There is a choice of sauces and proffered mustards but the Wagyu needs nothing but a graceful Tarrington Vineyard 04 Victorian pinot noir (£38), from a 52-page wine list that has all you could ever want from France, plus Australia's Most Wanted. We all dig forks into a rich, lush potato and cabbage gratin (£3) as if we weren't already riched to the max. Just for a change of pace, we then share a slice of the famously creamy Rockpool date tart (£6.50), thrillingly served chilled.

At this point, flu girl realises she hasn't snuffled for hours, and declares herself cured.

I feel the same way. Everything here is done for flavour, and served with a kind of glamorous insouciance and youthful enthusiasm that is a smack in the face to bland mass-production and to the cynically avant-garde. It's the kind of experience that reminds me why I fell in love with food and restaurants in the first place.

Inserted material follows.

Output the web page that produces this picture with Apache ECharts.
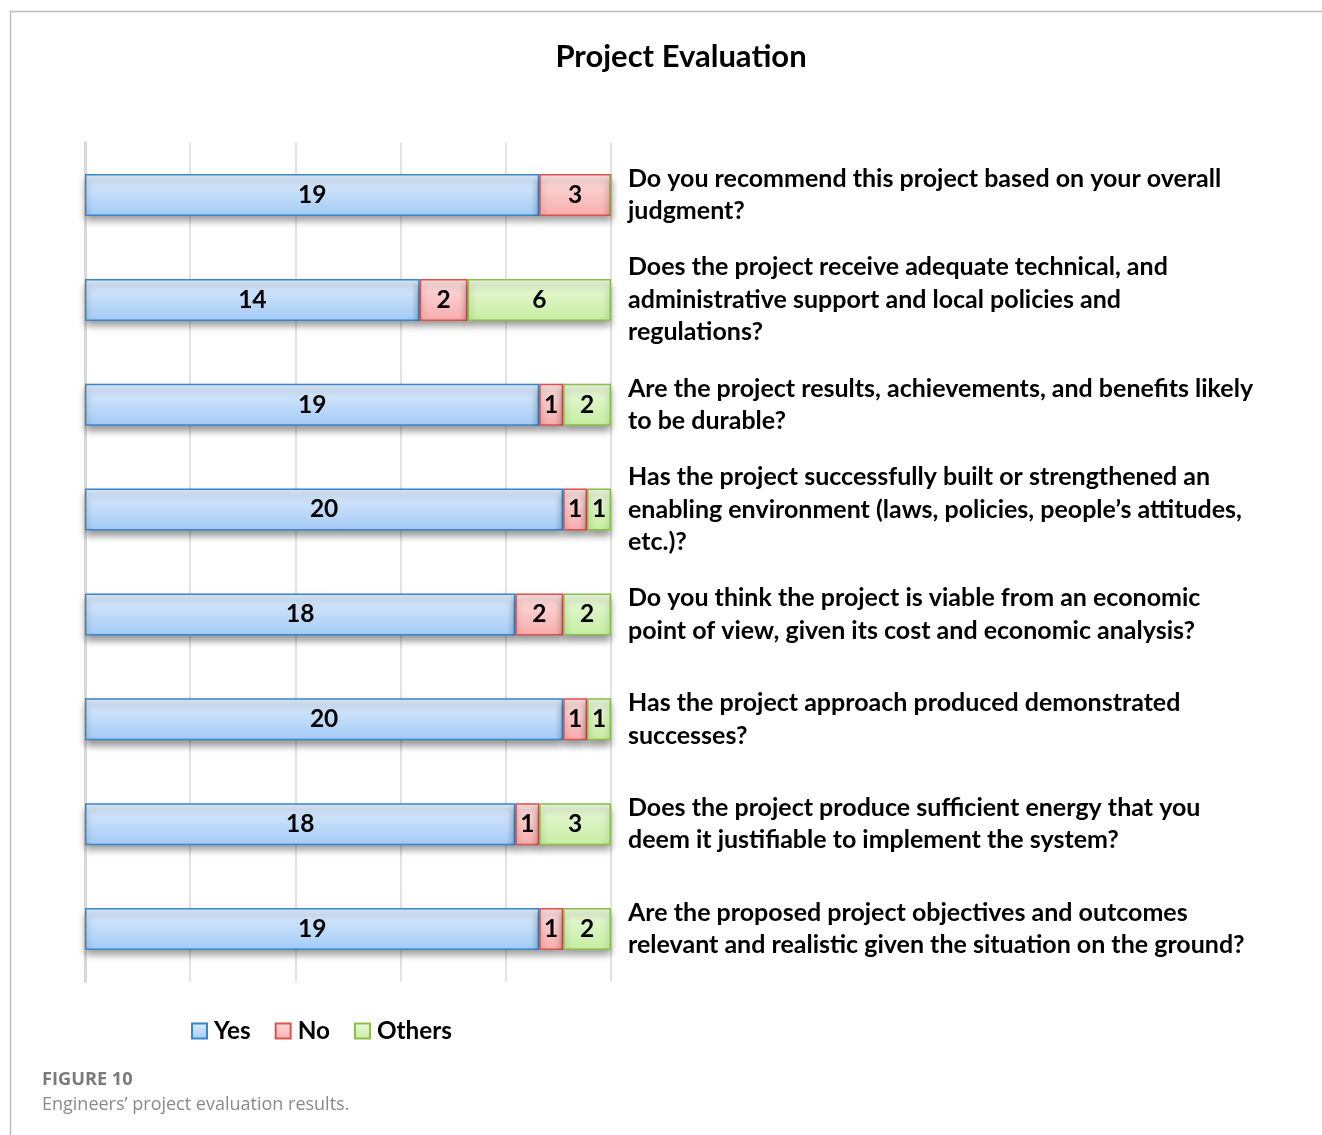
<!DOCTYPE html>
<html>
<head>
<meta charset="utf-8">
<title>Project Evaluation</title>
<script src="https://cdn.jsdelivr.net/npm/echarts@6/dist/echarts.min.js"></script>
<style>
  html, body { margin: 0; padding: 0; background: #ffffff; }
  #chart { width: 1322px; height: 1135px; }
</style>
</head>
<body>
<div id="chart"></div>
<script>
// Survey questions (top to bottom)
const questions = [
  "Do you recommend this project based on your overall\njudgment?",
  "Does the project receive adequate technical, and\nadministrative support and local policies and\nregulations?",
  "Are the project results, achievements, and benefits likely\nto be durable?",
  "Has the project successfully built or strengthened an\nenabling environment (laws, policies, people\u2019s attitudes,\netc.)?",
  "Do you think the project is viable from an economic\npoint of view, given its cost and economic analysis?",
  "Has the project approach produced demonstrated\nsuccesses?",
  "Does the project produce sufficient energy that you\ndeem it justifiable to implement the system?",
  "Are the proposed project objectives and outcomes\nrelevant and realistic given the situation on the ground?"
];

// Number of engineers giving each answer
const yesCounts    = [19, 14, 19, 20, 18, 20, 18, 19];
const noCounts     = [3, 2, 1, 1, 2, 1, 1, 1];
const othersCounts = [0, 6, 2, 1, 2, 1, 3, 2];

const seriesNames = ["Yes", "No", "Others"];
const totalResponses = 22;

const chart = echarts.init(document.getElementById('chart'), null, { renderer: 'canvas' });

function grad(top, bottom) {
  return new echarts.graphic.LinearGradient(0, 0, 0, 1, [
    { offset: 0, color: top },
    { offset: 1, color: bottom }
  ]);
}

const styles = [
  { fill: grad('#dfecfc', '#a3cbf6'), border: '#3a87c8' },
  { fill: grad('#fde0e0', '#f8acac'), border: '#d9534f' },
  { fill: grad('#ebf8dd', '#c6eea0'), border: '#8cbd4c' }
];

const valueLabel = {
  show: true,
  position: 'inside',
  fontFamily: 'Lato',
  fontWeight: 'bold',
  fontSize: 24.5,
  color: '#000000',
  formatter: p => (p.value ? String(p.value) : '')
};

function makeSeries(name, values, st) {
  return {
    name: name,
    type: 'bar',
    stack: 'answers',
    barWidth: 42,
    yAxisIndex: 0,
    data: values,
    label: valueLabel,
    itemStyle: {
      color: st.fill,
      borderColor: st.border,
      borderWidth: 1.5,
      shadowColor: 'rgba(0,0,0,0.4)',
      shadowBlur: 7,
      shadowOffsetY: 5
    },
    emphasis: { disabled: true }
  };
}

const option = {
  backgroundColor: '#ffffff',
  animation: false,
  title: {
    text: 'Project Evaluation',
    left: 676,
    textAlign: 'center',
    top: 36,
    textStyle: {
      fontFamily: 'Lato',
      fontWeight: 'bold',
      fontSize: 31,
      color: '#000000'
    }
  },
  legend: {
    data: seriesNames,
    left: 186,
    top: 1014,
    icon: 'rect',
    itemWidth: 15,
    itemHeight: 15,
    itemGap: 24,
    textStyle: {
      fontFamily: 'Lato',
      fontWeight: 'bold',
      fontSize: 24.3,
      color: '#000000',
      padding: [0, 0, 0, 2]
    }
  },
  grid: {
    left: 85,
    right: 711,
    top: 142.6,
    bottom: 153.6,
    containLabel: false
  },
  xAxis: {
    type: 'value',
    min: 0,
    max: totalResponses,
    interval: 4.4,
    axisLine: { show: false },
    axisTick: { show: false },
    axisLabel: { show: false },
    splitLine: { show: true, lineStyle: { color: '#d9d9d9', width: 1.5 } }
  },
  yAxis: [
    {
      type: 'category',
      data: questions,
      inverse: true,
      position: 'right',
      axisLine: { show: false },
      axisTick: { show: false },
      axisLabel: {
        show: true,
        align: 'left',
        margin: 17,
        fontFamily: 'Lato',
        fontWeight: 'bold',
        fontSize: 25,
        lineHeight: 32.5,
        color: '#000000'
      }
    },
    {
      type: 'category',
      data: questions,
      inverse: true,
      position: 'left',
      axisLine: { show: true, lineStyle: { color: '#d9d9d9', width: 3 } },
      axisTick: { show: false },
      axisLabel: { show: false }
    }
  ],
  series: [
    makeSeries('Yes', yesCounts, styles[0]),
    makeSeries('No', noCounts, styles[1]),
    makeSeries('Others', othersCounts, styles[2])
  ],
  graphic: [
    {
      type: 'polyline',
      shape: { points: [[10.5, 1135], [10.5, 11.5], [1322, 11.5]] },
      style: { stroke: '#bdbdbd', lineWidth: 1.5, fill: null },
      silent: true
    },
    {
      type: 'text',
      left: 42,
      top: 1071,
      style: {
        text: 'FIGURE 10',
        fontFamily: 'Open Sans',
        fontWeight: 'bold',
        fontSize: 18.2,
        fill: '#7a7a7a'
      }
    },
    {
      type: 'text',
      left: 42,
      top: 1096,
      style: {
        text: 'Engineers\u2019 project evaluation results.',
        fontFamily: 'Open Sans',
        fontSize: 18,
        fill: '#8a8a8a'
      }
    }
  ]
};

chart.setOption(option);
</script>
</body>
</html>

While £150 for two may be the norm in London's hot spots, in Melbourne it has caused much muttering about "bloody Sydney prices". The same casino complex has also signed up Australia's first Nobu to open later this year, and no doubt the arrival of Nobu Matsuhisa will help put things into perspective for the well-fed locals. It is brilliant for Melbourne to get such a world-class chef and restaurateur at the top of his form. I think Nobu will do quite well here, too.

18/20

Scores 1-9 stay home and cook 10-11 needs help 12 OK 13 pleasant enough 14 good 15 very good 16 capable of greatness 17 special, can't wait to go back 18 highly honourable 19 unique and memorable 20 as good as it gets

Rockpool Bar & Grill, Crown Complex, Southbank, Melbourne, Australia, tel: 00 613 8648 1900, www.rockpool.com.au. Lunch served Sunday to Friday. Dinner served daily. Around £150 for two including wine and service.

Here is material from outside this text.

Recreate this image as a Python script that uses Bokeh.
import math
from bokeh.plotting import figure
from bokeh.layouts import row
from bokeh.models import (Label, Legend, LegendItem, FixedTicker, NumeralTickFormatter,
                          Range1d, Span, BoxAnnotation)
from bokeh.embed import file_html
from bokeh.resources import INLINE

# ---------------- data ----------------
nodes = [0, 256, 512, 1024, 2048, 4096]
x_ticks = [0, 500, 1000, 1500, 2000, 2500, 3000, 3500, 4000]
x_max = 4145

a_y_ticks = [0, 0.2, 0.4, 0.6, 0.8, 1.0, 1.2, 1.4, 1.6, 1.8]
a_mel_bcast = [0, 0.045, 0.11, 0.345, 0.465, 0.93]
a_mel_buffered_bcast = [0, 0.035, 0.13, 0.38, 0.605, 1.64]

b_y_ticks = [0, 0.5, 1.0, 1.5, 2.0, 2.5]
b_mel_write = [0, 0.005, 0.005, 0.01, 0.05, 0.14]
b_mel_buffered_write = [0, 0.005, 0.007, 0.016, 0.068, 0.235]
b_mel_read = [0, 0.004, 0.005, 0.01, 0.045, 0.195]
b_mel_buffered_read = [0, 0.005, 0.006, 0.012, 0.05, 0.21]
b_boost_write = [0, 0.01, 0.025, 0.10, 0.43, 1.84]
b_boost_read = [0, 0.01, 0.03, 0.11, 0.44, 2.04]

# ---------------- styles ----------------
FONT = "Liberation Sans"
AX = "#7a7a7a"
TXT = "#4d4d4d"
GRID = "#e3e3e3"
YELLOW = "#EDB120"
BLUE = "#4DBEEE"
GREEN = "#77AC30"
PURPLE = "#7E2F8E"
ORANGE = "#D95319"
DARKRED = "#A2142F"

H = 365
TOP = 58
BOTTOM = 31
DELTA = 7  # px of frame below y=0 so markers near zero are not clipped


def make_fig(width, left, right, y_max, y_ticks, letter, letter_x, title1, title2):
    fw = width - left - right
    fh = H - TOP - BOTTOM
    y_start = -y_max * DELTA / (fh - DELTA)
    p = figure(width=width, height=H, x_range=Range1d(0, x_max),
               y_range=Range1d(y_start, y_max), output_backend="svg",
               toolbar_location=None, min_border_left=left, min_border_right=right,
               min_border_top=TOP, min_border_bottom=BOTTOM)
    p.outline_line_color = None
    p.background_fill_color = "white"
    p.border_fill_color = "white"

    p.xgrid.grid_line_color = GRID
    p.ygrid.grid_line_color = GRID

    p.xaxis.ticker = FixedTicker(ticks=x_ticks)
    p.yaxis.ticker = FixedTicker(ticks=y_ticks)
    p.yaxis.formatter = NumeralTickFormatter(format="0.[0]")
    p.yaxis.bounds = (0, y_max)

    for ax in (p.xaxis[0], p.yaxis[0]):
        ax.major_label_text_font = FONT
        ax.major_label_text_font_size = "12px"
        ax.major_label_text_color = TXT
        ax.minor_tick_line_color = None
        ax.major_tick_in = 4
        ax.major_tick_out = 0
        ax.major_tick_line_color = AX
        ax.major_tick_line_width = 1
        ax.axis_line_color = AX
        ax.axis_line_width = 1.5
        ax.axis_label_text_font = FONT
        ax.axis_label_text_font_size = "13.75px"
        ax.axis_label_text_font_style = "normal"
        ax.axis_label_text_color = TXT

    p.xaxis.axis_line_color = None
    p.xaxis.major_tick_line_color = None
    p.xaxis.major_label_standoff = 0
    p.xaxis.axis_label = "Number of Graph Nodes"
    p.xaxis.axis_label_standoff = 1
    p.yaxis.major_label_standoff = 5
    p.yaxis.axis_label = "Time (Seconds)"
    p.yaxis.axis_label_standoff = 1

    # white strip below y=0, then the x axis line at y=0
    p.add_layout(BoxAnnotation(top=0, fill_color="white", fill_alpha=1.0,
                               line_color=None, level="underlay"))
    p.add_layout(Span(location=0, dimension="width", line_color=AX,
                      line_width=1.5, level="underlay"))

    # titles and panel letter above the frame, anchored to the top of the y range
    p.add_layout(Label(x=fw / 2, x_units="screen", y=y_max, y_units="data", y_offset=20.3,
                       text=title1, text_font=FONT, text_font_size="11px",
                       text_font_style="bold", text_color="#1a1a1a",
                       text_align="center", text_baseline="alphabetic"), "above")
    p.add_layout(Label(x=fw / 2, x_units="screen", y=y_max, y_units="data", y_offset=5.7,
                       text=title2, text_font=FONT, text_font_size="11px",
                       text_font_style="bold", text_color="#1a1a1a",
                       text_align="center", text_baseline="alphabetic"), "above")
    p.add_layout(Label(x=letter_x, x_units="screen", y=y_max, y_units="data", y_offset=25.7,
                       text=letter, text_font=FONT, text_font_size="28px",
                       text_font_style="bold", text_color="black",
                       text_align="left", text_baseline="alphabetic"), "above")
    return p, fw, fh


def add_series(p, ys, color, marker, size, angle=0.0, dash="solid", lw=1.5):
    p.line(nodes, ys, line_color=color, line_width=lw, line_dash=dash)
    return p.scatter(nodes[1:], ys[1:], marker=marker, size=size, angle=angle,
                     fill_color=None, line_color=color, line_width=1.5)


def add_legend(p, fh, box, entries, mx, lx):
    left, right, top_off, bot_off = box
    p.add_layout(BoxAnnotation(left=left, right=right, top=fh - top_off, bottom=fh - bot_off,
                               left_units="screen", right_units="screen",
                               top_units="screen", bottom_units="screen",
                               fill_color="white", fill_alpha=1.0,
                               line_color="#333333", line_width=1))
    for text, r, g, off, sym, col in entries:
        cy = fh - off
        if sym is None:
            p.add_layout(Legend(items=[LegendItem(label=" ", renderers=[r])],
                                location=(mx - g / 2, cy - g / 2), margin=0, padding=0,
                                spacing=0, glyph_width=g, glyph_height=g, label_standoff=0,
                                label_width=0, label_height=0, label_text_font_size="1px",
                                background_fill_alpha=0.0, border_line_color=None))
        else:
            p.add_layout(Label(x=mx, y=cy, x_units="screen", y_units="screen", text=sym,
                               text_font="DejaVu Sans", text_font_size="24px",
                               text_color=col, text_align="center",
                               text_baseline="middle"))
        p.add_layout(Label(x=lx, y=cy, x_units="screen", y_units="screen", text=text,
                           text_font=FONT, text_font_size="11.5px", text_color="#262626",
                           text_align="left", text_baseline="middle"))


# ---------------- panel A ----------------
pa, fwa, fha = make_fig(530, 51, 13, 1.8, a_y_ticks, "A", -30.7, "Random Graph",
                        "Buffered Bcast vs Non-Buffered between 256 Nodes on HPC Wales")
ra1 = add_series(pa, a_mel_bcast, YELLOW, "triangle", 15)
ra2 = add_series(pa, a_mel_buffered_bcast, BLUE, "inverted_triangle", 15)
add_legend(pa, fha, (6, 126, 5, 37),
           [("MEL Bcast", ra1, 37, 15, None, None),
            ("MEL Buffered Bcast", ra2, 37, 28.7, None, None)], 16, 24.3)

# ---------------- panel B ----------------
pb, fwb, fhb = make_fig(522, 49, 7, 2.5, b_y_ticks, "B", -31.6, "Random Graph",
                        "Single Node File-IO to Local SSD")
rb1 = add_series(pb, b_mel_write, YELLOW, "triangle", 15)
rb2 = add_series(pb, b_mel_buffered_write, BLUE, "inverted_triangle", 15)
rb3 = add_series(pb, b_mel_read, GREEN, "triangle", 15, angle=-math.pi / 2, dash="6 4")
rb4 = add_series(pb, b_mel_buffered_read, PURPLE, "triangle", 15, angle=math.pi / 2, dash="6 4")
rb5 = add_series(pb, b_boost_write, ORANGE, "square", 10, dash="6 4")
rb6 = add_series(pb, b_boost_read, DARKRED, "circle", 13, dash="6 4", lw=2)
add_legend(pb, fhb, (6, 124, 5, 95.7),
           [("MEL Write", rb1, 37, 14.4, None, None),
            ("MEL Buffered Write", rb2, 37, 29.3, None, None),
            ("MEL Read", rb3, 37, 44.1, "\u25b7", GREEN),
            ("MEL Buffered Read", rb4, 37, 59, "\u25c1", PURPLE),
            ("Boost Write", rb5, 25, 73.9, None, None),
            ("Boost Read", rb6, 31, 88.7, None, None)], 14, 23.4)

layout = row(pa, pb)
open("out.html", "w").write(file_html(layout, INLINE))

Second helpings: More Melbourne hot spots

Vue de Monde Normanby Chambers, 430 Little Collins Street, Melbourne, tel: 00 613 9691 3888 Restless and risk-taking, owner/chef Shannon Bennett is Australia's newest culinary pin-up boy. Silky French cooking skills are here teamed with charming service, serious wines and a very modern agenda.

Lau's Family Kitchen 4 Acland Street, St Kilda, Melbourne, tel: 00 613 8598 9880 This St Kilda newcomer is run by the great Gilbert Lau, founder of the legendary Flower Drum, and his family. It may be just a suburban Chinese, but people kill for one of the few tables.

Fifteen 115-117 Collins Street, Melbourne, tel: 00 613 8648 6000 Melburnians have more than enough good Italian food already, but still Tobie Puttock's outpost of Jamie's charitable restaurant empire is booked solid. Can't have anything to do with all the publicity.